Initially, 529 plans had a tax deferral benefit, meaning people didn’t pay taxes on earnings until withdrawal at the beneficiary rate. As mentioned, withdrawals, which are federally qualified and, sometimes, state-qualified, are tax-free. There’s no income or age limitation to contribute to either 529 plan type. For total plan contribution limits, these often go beyond $200,000.
529 Plan Withdrawals
Withdrawals are diverse. For instance, you can use them to pay for either undergraduate or graduate college expenses. You can also use withdrawals to pay for the enrollment or attendance to an elementary or secondary private, public, or religious school. These all qualify as “higher education expenses” as outlined by the Internal Revenue Code.
Now, you would have to pay applicable state and federal income taxes for any withdrawals used for expenses that don’t relate to qualified higher education. On top of that, if a specific exception doesn’t apply, you’d get hit with an additional 10 percent federal tax.
The withdrawals for elementary or secondary private, public or religious schools have a $10,000 cap per beneficiary for each calendar year. You aren’t limited to withdrawal options offered in your state. Rather, you can participate in a national plan sponsored by an entirely different state. Remember, it’s possible to see state income tax applied to 529 plans available in your state.
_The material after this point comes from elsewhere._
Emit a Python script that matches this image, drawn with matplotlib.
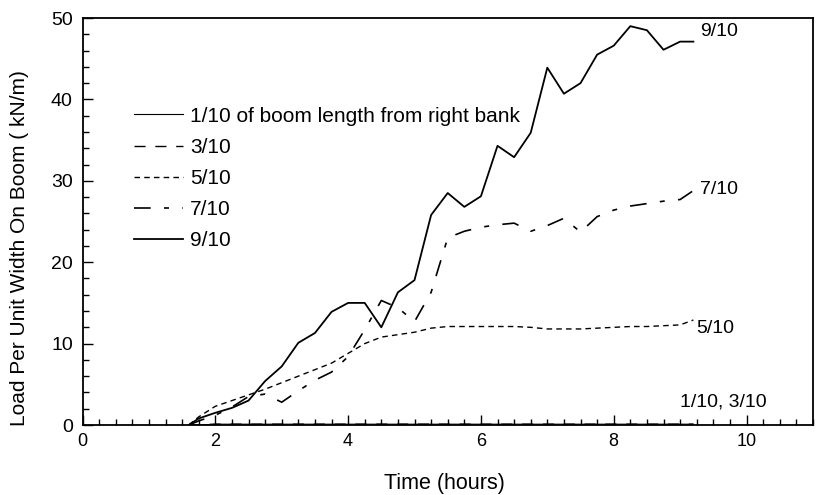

Do 529 Plans Make Sense For You?
Sometimes it does not make sense to contribute to a 529 plan if it means you have to take away contributions from a 401(k) or IRA plan. These types of retirement plans have contributions that allow you to deduct from federal income taxes. A 529 plan does not have this benefit.
These types of calculations can get complicate so it is best to consult a financial advisor or use a sophisticated retirement planning software package, such as The WealthTrace Planner, to help you figure this out. If you only want a quick overview of the benefits of a 529 plan, you can use a free calculator to help you.
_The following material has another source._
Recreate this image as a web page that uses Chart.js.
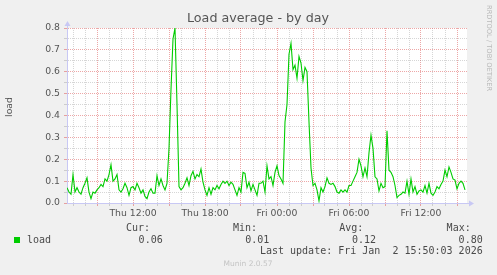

When the government created 529 plans, its focus was college planning. However, it also provided tools that could help with estate planning. This is because Congress considers contributions as a completed donor gift to the named beneficiary on the account. Now, even if the account holder isn’t the beneficiary, that individual would still have control of the money while it’s in the account.
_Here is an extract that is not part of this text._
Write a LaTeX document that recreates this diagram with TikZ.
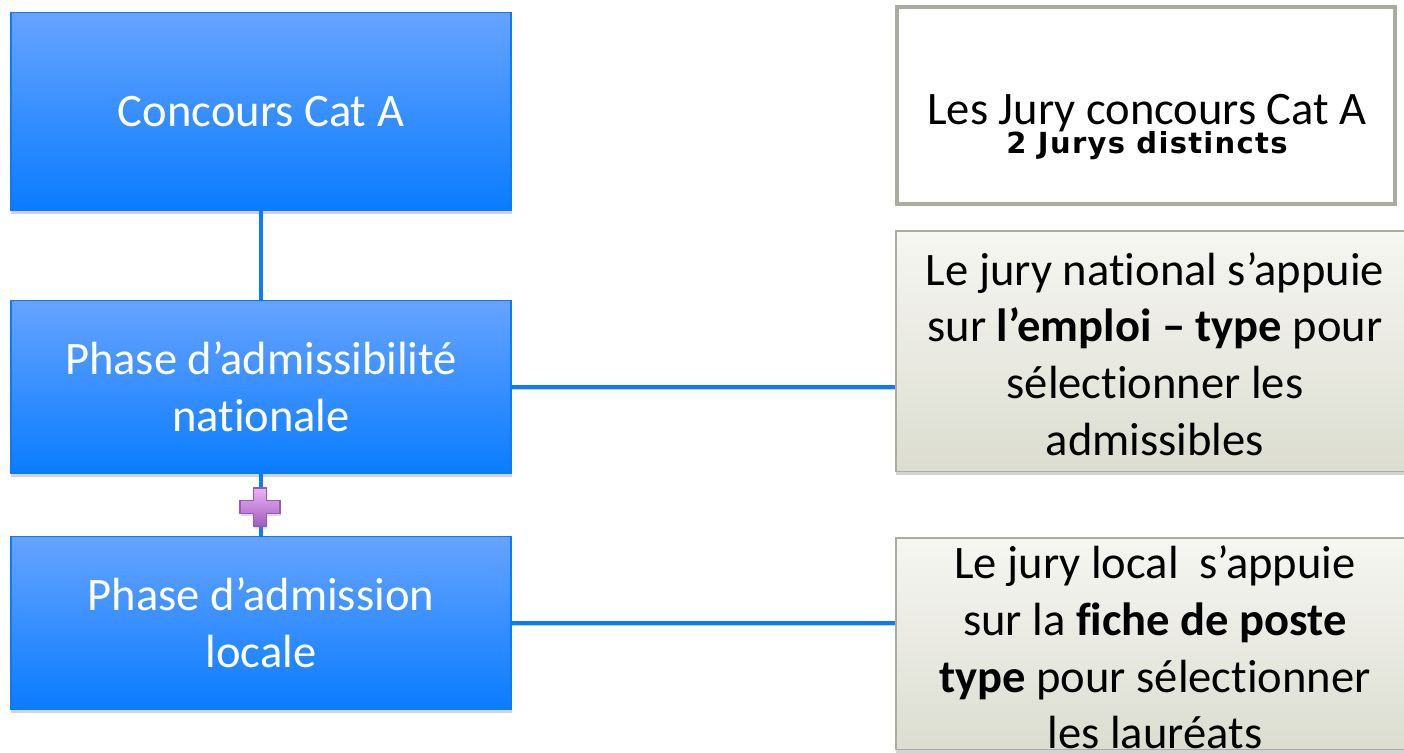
\documentclass[tikz,border=0pt]{standalone}
\usepackage{fontspec}
\setmainfont{Carlito}[Ligatures=NoCommon]
\newfontfamily\verdfont{DejaVu Sans}[LetterSpace=4.5]
\usetikzlibrary{shadows}

\definecolor{boxtop}{HTML}{66A3FF}
\definecolor{boxbot}{HTML}{0A7CFF}
\definecolor{boxline}{HTML}{0A7AFF}
\definecolor{grayline}{HTML}{A9AC9F}
\definecolor{notetop}{HTML}{F6F6F2}
\definecolor{notebot}{HTML}{DCDDD0}
\definecolor{plustop}{HTML}{E8B4F4}
\definecolor{plusbot}{HTML}{A45CC0}
\definecolor{plusline}{HTML}{9A5AB2}

\tikzset{
  catbox/.style={draw=boxline, line width=1.1pt, top color=boxtop, bottom color=boxbot,
    text=white, align=center, minimum width=10.02cm,
    font=\fontsize{26.5}{32.3}\selectfont,
    drop shadow={shadow xshift=0.5pt, shadow yshift=-2.2pt, opacity=0.35}},
  notebox/.style={draw=grayline, line width=1.1pt, top color=notetop, bottom color=notebot,
    align=center, minimum width=10.38cm,
    font=\fontsize{26.5}{32.3}\selectfont,
    drop shadow={shadow xshift=0.5pt, shadow yshift=-2.2pt, opacity=0.35}},
  notetext/.style={align=center, font=\fontsize{26.5}{32.3}\selectfont},
  headbox/.style={draw=grayline, line width=2.3pt, fill=white,
    minimum width=9.98cm, minimum height=3.94cm},
  link/.style={draw=boxline, line width=2.8pt,
    preaction={draw=black, opacity=0.18, transform canvas={yshift=-1.5pt}}},
  plussign/.style={draw=plusline, line width=0.8pt, top color=plustop, bottom color=plusbot,
    drop shadow={shadow xshift=0.5pt, shadow yshift=-1.5pt, opacity=0.3}}
}

\begin{document}
\begin{tikzpicture}[x=0.02cm,y=-0.02cm]
\useasboundingbox (0,0) rectangle (1404,752);

\node[catbox, minimum height=3.96cm] (cat) at (261,111.5) {Concours Cat A};
\node[catbox, minimum height=3.46cm] (adm) at (261,387) {Phase d’admissibilité\\nationale};
\node[catbox, minimum height=3.46cm] (loc) at (261,623) {Phase d’admission\\locale};

\node[headbox] (jury) at (1146,105.5) {};
\node[anchor=base, inner sep=0pt, font=\fontsize{26.5}{32.3}\selectfont] (jurytitle) at (1147,124) {Les Jury concours Cat A};
\node[anchor=base, inner sep=0pt, font=\verdfont\bfseries\fontsize{16.5}{20}\selectfont] (jurysub) at (1147,153) {2 Jurys distincts};

\node[notebox, minimum height=4.82cm] (natjury) at (1155,351) {\rule{0pt}{22pt}Le jury national s’appuie\\sur \textbf{l’emploi – type} pour\\sélectionner les\\admissibles};
\node[notebox, minimum height=4.24cm] (locjury) at (1155,643.5) {};
\node[notetext] (loctext) at (1155,647.5) {Le jury local\ \ s’appuie\\sur la \textbf{fiche de poste}\\\textbf{type} pour sélectionner\\les lauréats};

\draw[link] (node cs:name=cat) -- (node cs:name=adm);
\draw[link] (node cs:name=adm) -- (node cs:name=loc);
\draw[link] (adm.east) -- (adm.east -| natjury.west);
\draw[link] (loc.east) -- (loc.east -| locjury.west);

\coordinate (plus) at (260,507);
\draw[plussign] ([shift={(-20,-6.5)}]plus) -- ++(13.5,0) -- ++(0,-12.5) -- ++(13,0) -- ++(0,12.5)
  -- ++(13.5,0) -- ++(0,13) -- ++(-13.5,0) -- ++(0,12.5) -- ++(-13,0) -- ++(0,-12.5)
  -- ++(-13.5,0) -- cycle;
\end{tikzpicture}
\end{document}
According to federal law, a single person can donate $15,000 and a couple $30,000 to any number of people each year, which isn’t subject to federal gift taxes. For instance, as a single person, you could give your child or grandchild $15,000 every year.
Here’s how 529 plans benefit. As long as you don’t make any taxable gifts to your beneficiary beyond the $15,000 annual contribution, you don’t have to worry about taxes.
If preferred, you can boost your gift-giving schedule with a lump-sum contribution. Using the same $15,000 per year scenario, you could contribute $75,000 to a 529 plan during the first year of a five-year stretch. For couples, that would increase to a lump-sum contribution of $150,000.
However, if you provide your beneficiary with additional gifts during those five years, you might have to pay a gift tax. If you opt for this accelerated option but pass away before the five-year timeframe ends, a prorated amount of the contribution would become part of your taxable estate.
The 529 plans increase the potential to transfer wealth. Here’s an example of how it might look. A single person with five grandchildren can immediately remove as much as $375,000 from the taxable estate simply by making contributions into five separate 529 plan accounts. Then, in five years, that individual could repeat the process.
A few takeaways – you remain in control of your money. Along with deciding how it’s invested, you determine the beneficiary, which you can always change. If your beneficiary doesn’t attend college, there’s no triggered tax consequence.
Keep in mind that rules vary by state and there are other factors associated with these plans to consider.